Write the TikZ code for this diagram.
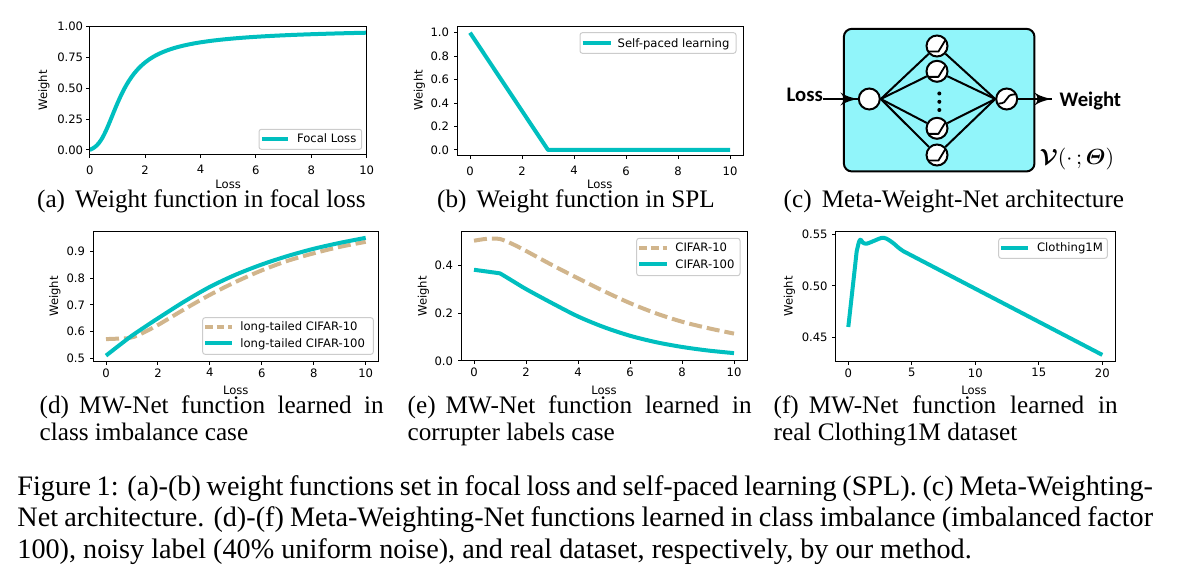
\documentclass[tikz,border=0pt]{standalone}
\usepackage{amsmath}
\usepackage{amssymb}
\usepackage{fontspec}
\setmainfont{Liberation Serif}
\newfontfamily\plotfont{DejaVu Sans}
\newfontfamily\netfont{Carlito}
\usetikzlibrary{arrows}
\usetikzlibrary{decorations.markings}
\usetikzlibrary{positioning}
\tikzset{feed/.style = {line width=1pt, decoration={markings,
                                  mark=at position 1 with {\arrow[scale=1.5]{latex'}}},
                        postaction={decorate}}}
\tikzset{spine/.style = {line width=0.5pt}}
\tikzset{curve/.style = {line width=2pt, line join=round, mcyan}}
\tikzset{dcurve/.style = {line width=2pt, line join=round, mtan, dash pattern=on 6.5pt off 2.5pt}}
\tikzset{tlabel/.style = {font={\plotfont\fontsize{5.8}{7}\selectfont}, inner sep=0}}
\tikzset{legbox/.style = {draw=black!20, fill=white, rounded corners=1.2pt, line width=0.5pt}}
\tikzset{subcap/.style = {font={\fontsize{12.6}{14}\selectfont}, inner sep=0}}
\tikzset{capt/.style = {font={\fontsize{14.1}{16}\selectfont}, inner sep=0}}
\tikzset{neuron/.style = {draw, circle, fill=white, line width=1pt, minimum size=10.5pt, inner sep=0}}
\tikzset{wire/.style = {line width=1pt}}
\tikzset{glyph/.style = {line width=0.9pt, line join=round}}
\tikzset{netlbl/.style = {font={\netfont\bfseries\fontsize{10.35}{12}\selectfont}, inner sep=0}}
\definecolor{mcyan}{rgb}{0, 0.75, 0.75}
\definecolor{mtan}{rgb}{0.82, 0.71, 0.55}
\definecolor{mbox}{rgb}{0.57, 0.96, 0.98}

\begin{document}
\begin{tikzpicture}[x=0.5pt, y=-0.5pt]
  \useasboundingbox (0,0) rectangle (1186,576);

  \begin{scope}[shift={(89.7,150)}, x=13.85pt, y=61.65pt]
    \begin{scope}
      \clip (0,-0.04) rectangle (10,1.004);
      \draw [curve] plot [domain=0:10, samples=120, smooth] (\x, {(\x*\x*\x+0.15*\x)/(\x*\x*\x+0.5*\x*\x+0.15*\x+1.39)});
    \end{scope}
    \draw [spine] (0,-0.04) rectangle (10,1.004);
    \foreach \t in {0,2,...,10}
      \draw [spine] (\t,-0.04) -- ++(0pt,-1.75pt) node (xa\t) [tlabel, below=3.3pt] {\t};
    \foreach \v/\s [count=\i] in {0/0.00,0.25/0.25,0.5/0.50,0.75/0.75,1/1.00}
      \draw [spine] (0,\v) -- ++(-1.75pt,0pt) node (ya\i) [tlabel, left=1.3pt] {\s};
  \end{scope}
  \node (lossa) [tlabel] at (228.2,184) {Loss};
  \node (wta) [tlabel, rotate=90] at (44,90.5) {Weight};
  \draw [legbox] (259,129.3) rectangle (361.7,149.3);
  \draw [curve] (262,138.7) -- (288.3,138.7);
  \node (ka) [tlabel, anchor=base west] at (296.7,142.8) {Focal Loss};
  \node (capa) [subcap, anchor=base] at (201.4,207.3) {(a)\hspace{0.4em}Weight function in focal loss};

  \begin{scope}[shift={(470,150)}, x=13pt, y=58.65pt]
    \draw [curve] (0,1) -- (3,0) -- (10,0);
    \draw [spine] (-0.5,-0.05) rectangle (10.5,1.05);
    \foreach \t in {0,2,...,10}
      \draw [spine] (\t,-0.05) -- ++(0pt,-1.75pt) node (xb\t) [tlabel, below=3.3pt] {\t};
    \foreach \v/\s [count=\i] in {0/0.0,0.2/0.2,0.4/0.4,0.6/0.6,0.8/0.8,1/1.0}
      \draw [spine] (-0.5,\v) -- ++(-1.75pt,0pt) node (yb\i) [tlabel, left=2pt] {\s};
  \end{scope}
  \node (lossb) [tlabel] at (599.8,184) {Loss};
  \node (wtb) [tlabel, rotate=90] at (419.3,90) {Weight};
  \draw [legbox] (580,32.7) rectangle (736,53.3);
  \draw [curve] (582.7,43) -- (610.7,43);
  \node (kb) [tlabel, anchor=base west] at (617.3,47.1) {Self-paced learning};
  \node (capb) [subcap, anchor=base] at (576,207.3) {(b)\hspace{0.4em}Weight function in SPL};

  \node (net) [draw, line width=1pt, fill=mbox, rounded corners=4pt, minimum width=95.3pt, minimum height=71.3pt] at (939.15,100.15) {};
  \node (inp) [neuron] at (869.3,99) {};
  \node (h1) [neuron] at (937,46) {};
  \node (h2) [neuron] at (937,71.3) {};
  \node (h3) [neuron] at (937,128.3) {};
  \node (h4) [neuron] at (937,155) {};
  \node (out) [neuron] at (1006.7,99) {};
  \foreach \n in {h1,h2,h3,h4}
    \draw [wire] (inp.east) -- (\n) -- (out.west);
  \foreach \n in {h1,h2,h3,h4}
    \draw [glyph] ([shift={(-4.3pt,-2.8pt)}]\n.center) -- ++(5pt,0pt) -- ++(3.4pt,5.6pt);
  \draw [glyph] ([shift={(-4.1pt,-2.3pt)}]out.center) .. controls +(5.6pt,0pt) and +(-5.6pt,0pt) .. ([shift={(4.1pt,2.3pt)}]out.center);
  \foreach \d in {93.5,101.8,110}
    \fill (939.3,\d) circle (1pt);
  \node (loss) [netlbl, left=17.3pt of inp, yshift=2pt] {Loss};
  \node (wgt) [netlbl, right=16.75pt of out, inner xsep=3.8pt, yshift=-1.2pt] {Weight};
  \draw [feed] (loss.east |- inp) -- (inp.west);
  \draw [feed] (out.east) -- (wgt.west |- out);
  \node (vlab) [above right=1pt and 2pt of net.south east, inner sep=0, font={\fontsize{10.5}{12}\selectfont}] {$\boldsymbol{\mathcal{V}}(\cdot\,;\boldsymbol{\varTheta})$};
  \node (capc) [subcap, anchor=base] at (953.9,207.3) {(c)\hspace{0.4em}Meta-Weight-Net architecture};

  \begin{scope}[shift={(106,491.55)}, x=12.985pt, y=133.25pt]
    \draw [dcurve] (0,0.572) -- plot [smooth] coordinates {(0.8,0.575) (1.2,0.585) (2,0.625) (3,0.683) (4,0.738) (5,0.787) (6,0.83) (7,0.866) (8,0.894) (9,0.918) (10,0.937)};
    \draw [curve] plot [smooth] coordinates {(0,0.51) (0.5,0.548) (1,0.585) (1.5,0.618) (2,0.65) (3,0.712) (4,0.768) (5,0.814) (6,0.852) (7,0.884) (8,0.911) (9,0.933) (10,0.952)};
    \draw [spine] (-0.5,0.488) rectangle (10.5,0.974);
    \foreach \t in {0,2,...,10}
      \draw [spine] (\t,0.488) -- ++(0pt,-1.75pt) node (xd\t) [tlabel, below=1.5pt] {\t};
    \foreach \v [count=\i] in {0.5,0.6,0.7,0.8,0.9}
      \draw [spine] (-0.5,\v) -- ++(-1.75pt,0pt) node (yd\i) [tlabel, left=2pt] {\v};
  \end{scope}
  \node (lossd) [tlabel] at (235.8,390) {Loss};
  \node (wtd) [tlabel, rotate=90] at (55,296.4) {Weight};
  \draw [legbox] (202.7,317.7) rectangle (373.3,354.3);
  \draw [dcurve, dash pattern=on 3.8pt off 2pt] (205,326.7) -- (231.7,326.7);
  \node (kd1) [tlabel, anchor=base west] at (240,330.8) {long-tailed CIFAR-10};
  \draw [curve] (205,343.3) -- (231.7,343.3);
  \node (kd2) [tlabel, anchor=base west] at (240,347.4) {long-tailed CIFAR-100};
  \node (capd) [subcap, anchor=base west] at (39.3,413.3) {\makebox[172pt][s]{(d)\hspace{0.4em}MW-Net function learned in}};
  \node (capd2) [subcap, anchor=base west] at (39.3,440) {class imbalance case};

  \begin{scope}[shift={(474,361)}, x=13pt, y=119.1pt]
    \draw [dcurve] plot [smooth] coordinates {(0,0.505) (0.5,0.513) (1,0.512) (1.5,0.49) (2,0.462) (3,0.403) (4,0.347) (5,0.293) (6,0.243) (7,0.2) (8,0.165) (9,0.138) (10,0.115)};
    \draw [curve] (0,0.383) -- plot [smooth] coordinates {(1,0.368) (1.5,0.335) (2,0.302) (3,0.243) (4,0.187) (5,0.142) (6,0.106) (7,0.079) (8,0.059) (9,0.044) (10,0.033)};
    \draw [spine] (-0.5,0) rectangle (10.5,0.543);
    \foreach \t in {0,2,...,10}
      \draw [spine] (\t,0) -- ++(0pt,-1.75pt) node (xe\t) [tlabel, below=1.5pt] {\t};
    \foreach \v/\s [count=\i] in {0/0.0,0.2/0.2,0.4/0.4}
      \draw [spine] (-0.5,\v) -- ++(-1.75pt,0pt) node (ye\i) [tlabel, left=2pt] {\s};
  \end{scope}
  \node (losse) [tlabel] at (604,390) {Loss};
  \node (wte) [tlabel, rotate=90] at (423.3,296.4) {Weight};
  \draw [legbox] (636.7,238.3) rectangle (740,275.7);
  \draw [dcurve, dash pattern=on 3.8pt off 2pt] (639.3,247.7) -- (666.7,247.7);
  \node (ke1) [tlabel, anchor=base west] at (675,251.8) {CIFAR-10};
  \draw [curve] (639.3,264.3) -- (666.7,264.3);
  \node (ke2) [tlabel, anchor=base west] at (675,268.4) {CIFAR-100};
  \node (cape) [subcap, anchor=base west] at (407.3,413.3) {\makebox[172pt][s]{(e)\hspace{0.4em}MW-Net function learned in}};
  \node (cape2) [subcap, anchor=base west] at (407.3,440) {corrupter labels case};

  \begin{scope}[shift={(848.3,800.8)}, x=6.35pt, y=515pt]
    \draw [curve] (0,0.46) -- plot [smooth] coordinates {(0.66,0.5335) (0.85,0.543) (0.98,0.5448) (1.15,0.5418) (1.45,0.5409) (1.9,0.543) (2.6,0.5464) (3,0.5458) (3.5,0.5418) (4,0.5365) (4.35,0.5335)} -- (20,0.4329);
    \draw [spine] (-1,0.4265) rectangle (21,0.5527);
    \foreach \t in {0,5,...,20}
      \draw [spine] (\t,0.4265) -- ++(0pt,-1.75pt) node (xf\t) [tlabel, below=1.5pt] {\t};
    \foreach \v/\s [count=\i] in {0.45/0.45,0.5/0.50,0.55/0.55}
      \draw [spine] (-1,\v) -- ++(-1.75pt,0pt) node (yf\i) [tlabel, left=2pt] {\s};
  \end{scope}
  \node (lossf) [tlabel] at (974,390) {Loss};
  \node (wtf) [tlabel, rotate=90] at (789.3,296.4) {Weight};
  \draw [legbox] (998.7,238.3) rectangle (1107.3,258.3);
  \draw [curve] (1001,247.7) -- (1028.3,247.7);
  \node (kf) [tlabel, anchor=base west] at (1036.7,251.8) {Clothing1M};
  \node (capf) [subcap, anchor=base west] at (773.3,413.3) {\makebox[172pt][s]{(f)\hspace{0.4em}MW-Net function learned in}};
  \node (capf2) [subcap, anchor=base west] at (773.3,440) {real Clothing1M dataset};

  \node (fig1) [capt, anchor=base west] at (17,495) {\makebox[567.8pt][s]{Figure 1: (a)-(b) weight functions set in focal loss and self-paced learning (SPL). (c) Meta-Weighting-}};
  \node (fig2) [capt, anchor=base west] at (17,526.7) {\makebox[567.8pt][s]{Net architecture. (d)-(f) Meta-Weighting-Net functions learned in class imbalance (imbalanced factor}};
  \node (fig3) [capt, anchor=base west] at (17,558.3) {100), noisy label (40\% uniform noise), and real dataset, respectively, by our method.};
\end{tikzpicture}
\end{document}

○ ○ ○ ○ ○ ○ ○

## YOUR INSTRUCTIONS
Skip the pictures, please, and transcribe only the lines from the beginning of the material through the one that contains "(0,0) rectangle (1186,576);".

## COMPLETED EXERCISE
Write the TikZ code for this diagram.
\documentclass[tikz,border=0pt]{standalone}
\usepackage{amsmath}
\usepackage{amssymb}
\usepackage{fontspec}
\setmainfont{Liberation Serif}
\newfontfamily\plotfont{DejaVu Sans}
\newfontfamily\netfont{Carlito}
\usetikzlibrary{arrows}
\usetikzlibrary{decorations.markings}
\usetikzlibrary{positioning}
\tikzset{feed/.style = {line width=1pt, decoration={markings,
                                  mark=at position 1 with {\arrow[scale=1.5]{latex'}}},
                        postaction={decorate}}}
\tikzset{spine/.style = {line width=0.5pt}}
\tikzset{curve/.style = {line width=2pt, line join=round, mcyan}}
\tikzset{dcurve/.style = {line width=2pt, line join=round, mtan, dash pattern=on 6.5pt off 2.5pt}}
\tikzset{tlabel/.style = {font={\plotfont\fontsize{5.8}{7}\selectfont}, inner sep=0}}
\tikzset{legbox/.style = {draw=black!20, fill=white, rounded corners=1.2pt, line width=0.5pt}}
\tikzset{subcap/.style = {font={\fontsize{12.6}{14}\selectfont}, inner sep=0}}
\tikzset{capt/.style = {font={\fontsize{14.1}{16}\selectfont}, inner sep=0}}
\tikzset{neuron/.style = {draw, circle, fill=white, line width=1pt, minimum size=10.5pt, inner sep=0}}
\tikzset{wire/.style = {line width=1pt}}
\tikzset{glyph/.style = {line width=0.9pt, line join=round}}
\tikzset{netlbl/.style = {font={\netfont\bfseries\fontsize{10.35}{12}\selectfont}, inner sep=0}}
\definecolor{mcyan}{rgb}{0, 0.75, 0.75}
\definecolor{mtan}{rgb}{0.82, 0.71, 0.55}
\definecolor{mbox}{rgb}{0.57, 0.96, 0.98}

\begin{document}
\begin{tikzpicture}[x=0.5pt, y=-0.5pt]
  \useasboundingbox (0,0) rectangle (1186,576);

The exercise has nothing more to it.